Não registra o grande órgão que naquela mesma noite, enquanto a corte, o governo e a sociedade dançavam na ilha Fiscal, estavam reunidos secretamente no Club Militar os chefes e organizadores de uma outra grande festa — essa de natureza cívica — que seis dias depois deveria realizar-se no campo de Sant’Ana.
O baile terminara na madrugada de 10 de novembro. A l.° de novembro ocorria a revolução que substituía o império pela república.

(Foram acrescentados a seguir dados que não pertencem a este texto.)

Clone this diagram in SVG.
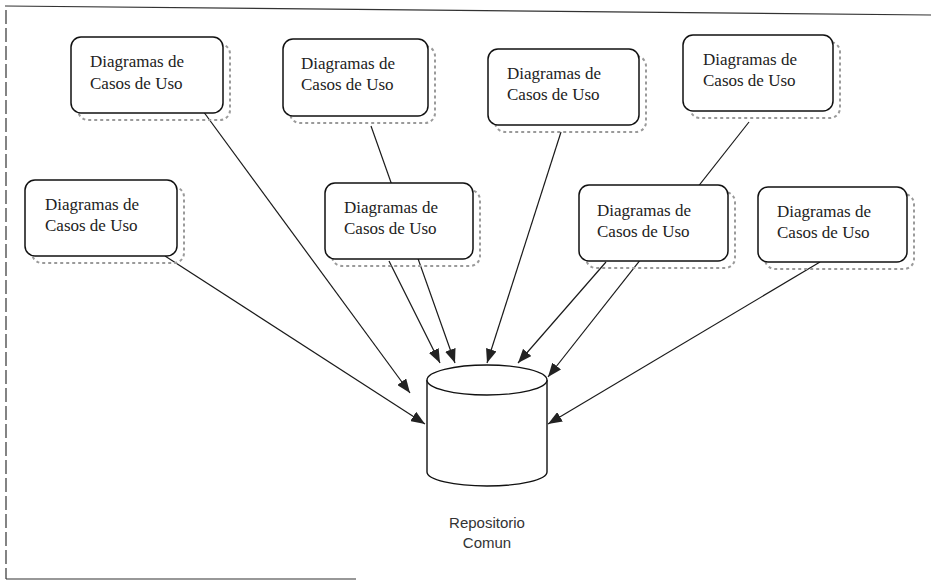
<svg xmlns="http://www.w3.org/2000/svg" width="931" height="582" viewBox="0 0 931 582">
<style>
.box{fill:#fff;stroke:#111;stroke-width:1.5}
.shadow{fill:none;stroke:#9a9a9a;stroke-width:2;stroke-dasharray:3 3}
.t{font-family:"Liberation Serif","Times New Roman",serif;font-size:17px;fill:#222}
.lbl{font-family:"Liberation Sans",Arial,sans-serif;font-size:15px;fill:#333}
.c{fill:none;stroke:#1a1a1a;stroke-width:1.2}
.cyl{fill:#fff;stroke:#111;stroke-width:1.4}
.frame{fill:none;stroke:#333;stroke-width:1.2}
</style>
<defs>
<marker id="ah" markerUnits="userSpaceOnUse" markerWidth="14" markerHeight="11" refX="14" refY="5.5" orient="auto">
<path d="M0,0 L14,5.5 L0,11 z" fill="#222"/>
</marker>
</defs>
<rect width="931" height="582" fill="#fff"/>
<g id="frame">
<line class="frame" x1="5" y1="6" x2="931" y2="15"/>
<line class="frame" x1="6" y1="10" x2="6" y2="579" stroke-dasharray="14 4"/>
<line class="frame" x1="6" y1="579" x2="356" y2="579"/>
</g>
<g id="connectors">
<line class="c" x1="192" y1="96" x2="410" y2="393" marker-end="url(#ah)"/>
<line class="c" x1="165" y1="256" x2="425" y2="424" marker-end="url(#ah)"/>
<line class="c" x1="371" y1="126" x2="455" y2="363" marker-end="url(#ah)"/>
<line class="c" x1="389" y1="261" x2="440" y2="363" marker-end="url(#ah)"/>
<line class="c" x1="561" y1="132" x2="487" y2="363" marker-end="url(#ah)"/>
<line class="c" x1="749" y1="122" x2="548" y2="377" marker-end="url(#ah)"/>
<line class="c" x1="606" y1="262" x2="518" y2="363" marker-end="url(#ah)"/>
<line class="c" x1="820" y1="262" x2="548" y2="424" marker-end="url(#ah)"/>
</g>
<g id="nodeA">
<rect class="shadow" x="78" y="44" width="152" height="76" rx="10"/>
<rect class="box" x="71" y="37" width="152" height="76" rx="10"/>
<text class="t" x="90" y="67">Diagramas de</text>
<text class="t" x="90" y="89">Casos de Uso</text>
</g>
<g id="nodeB">
<rect class="shadow" x="290" y="46" width="145" height="77" rx="10"/>
<rect class="box" x="283" y="39" width="145" height="77" rx="10"/>
<text class="t" x="301" y="69">Diagramas de</text>
<text class="t" x="301" y="90">Casos de Uso</text>
</g>
<g id="nodeC">
<rect class="shadow" x="495" y="56" width="151" height="76" rx="10"/>
<rect class="box" x="488" y="49" width="151" height="76" rx="10"/>
<text class="t" x="507" y="79">Diagramas de</text>
<text class="t" x="507" y="100">Casos de Uso</text>
</g>
<g id="nodeD">
<rect class="shadow" x="690" y="42" width="150" height="76" rx="10"/>
<rect class="box" x="683" y="35" width="150" height="76" rx="10"/>
<text class="t" x="703" y="65">Diagramas de</text>
<text class="t" x="703" y="86">Casos de Uso</text>
</g>
<g id="nodeE">
<rect class="shadow" x="32" y="187" width="152" height="76" rx="10"/>
<rect class="box" x="25" y="180" width="152" height="76" rx="10"/>
<text class="t" x="45" y="210">Diagramas de</text>
<text class="t" x="45" y="231">Casos de Uso</text>
</g>
<g id="nodeF">
<rect class="shadow" x="332" y="190" width="148" height="76" rx="10"/>
<rect class="box" x="325" y="183" width="148" height="76" rx="10"/>
<text class="t" x="344" y="213">Diagramas de</text>
<text class="t" x="344" y="234">Casos de Uso</text>
</g>
<g id="nodeG">
<rect class="shadow" x="586" y="192" width="149" height="76" rx="10"/>
<rect class="box" x="579" y="185" width="149" height="76" rx="10"/>
<text class="t" x="597" y="216">Diagramas de</text>
<text class="t" x="597" y="237">Casos de Uso</text>
</g>
<g id="nodeH">
<rect class="shadow" x="765" y="194" width="149" height="75" rx="10"/>
<rect class="box" x="758" y="187" width="149" height="75" rx="10"/>
<text class="t" x="777" y="217">Diagramas de</text>
<text class="t" x="777" y="238">Casos de Uso</text>
</g>
<g id="repositorio">
<path class="cyl" d="M427,380 L427,472 A60,14 0 0 0 547,472 L547,380"/>
<ellipse class="cyl" cx="487" cy="380" rx="60" ry="15"/>
<text class="lbl" x="487" y="528" text-anchor="middle">Repositorio</text>
<text class="lbl" x="487" y="548" text-anchor="middle">Comun</text>
</g>
</svg>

9 de agosto de 1930. Baile no palácio Itamarati. Festa deslumbrante. Nenhum anúncio de jóia perdida no dia seguinte... Inauguravam-se as novas dependências, e o palácio da rua Marechal Floriano Peixoto apresentava aspectos empolgantes. Cerca de cinco mil convivas para ali se transportaram em automóveis de todas as marcas. Alguns até em táxis e em máquinas já fora da moda... Haviam sido impressos apenas dois mil convites, mas a necessidade de atender aos pedidos teve de elevar esse número para mais do dobro. À cerimônia da inauguração haviam comparecido, à tarde, S. Ex. o Sr. Washington Luís, presidente da República, ministros, altas autoridades, membros do corpo diplomático, deputados e senadores. Entre os convivas do baile achava-se um ancião de nobre aspecto, trazendo cruzado sobre a alvura do peitilho da camisa, um fitão vermelho e branco. Insígnia honorífica que ninguém procurou saber o que era. Admirável democracia que acolhia numa de suas festas — das mais brilhantes e suntuosas de quantas se realizaram nos últimos tempos no Rio de Janeiro — entre suas autoridades, e como hóspede do ministro das Relações Exteriores, o Sr. Otávio Mangabeira, o último dos netos do imperador deposto a 15 de novembro — o príncipe D. Pedro de Orleans e Bragança, cercado de todas as deferências a que tinha direito pelo seu passado e por sua antiga hierarquia.
S. A. demorou-se, dessa vez, muito mais do que no baile da ilha Fiscal, tendo-lhe sido reservado um lugar na mesa especial destinada às altas autoridades, em que pouco depois de l hora era servida a lauta ceia oficial no salão da Biblioteca, recentemente inaugurado. Para os outros convidados havia um profuso e bem servido “bufet”. Os jornais oposicionistas consagravam uma referência especial, na crônica desse baile, à abundância do champagne que ali se havia consumido.
Festa deslumbrante, também difícil de descrever! Nos inúmeros e amplos salões, decorados com requinte de gosto e de arte, correram animadas as danças até de madrugada.
Madrugada de 10 de agosto. Cinquenta e três dias depois, a 3 de outubro, o Rio Grande do Sul, Minas Gerais e a Paraíba do Norte, com seus governos, suas polícias militares, seus tesouros, e dizem que também com suas populações, desencadeavam no país a revolução que deveria destruir a República constitucional, depondo o Sr. Washington Luís, o regime da lei e a ordem jurídica dominantes...
Registremos, na crônica desses fatos, a influência, ou a simples coincidência desses dois bailes no destino.
Aqui, não é somente a história que se repete. São também os bailes. Bailes revolucionários!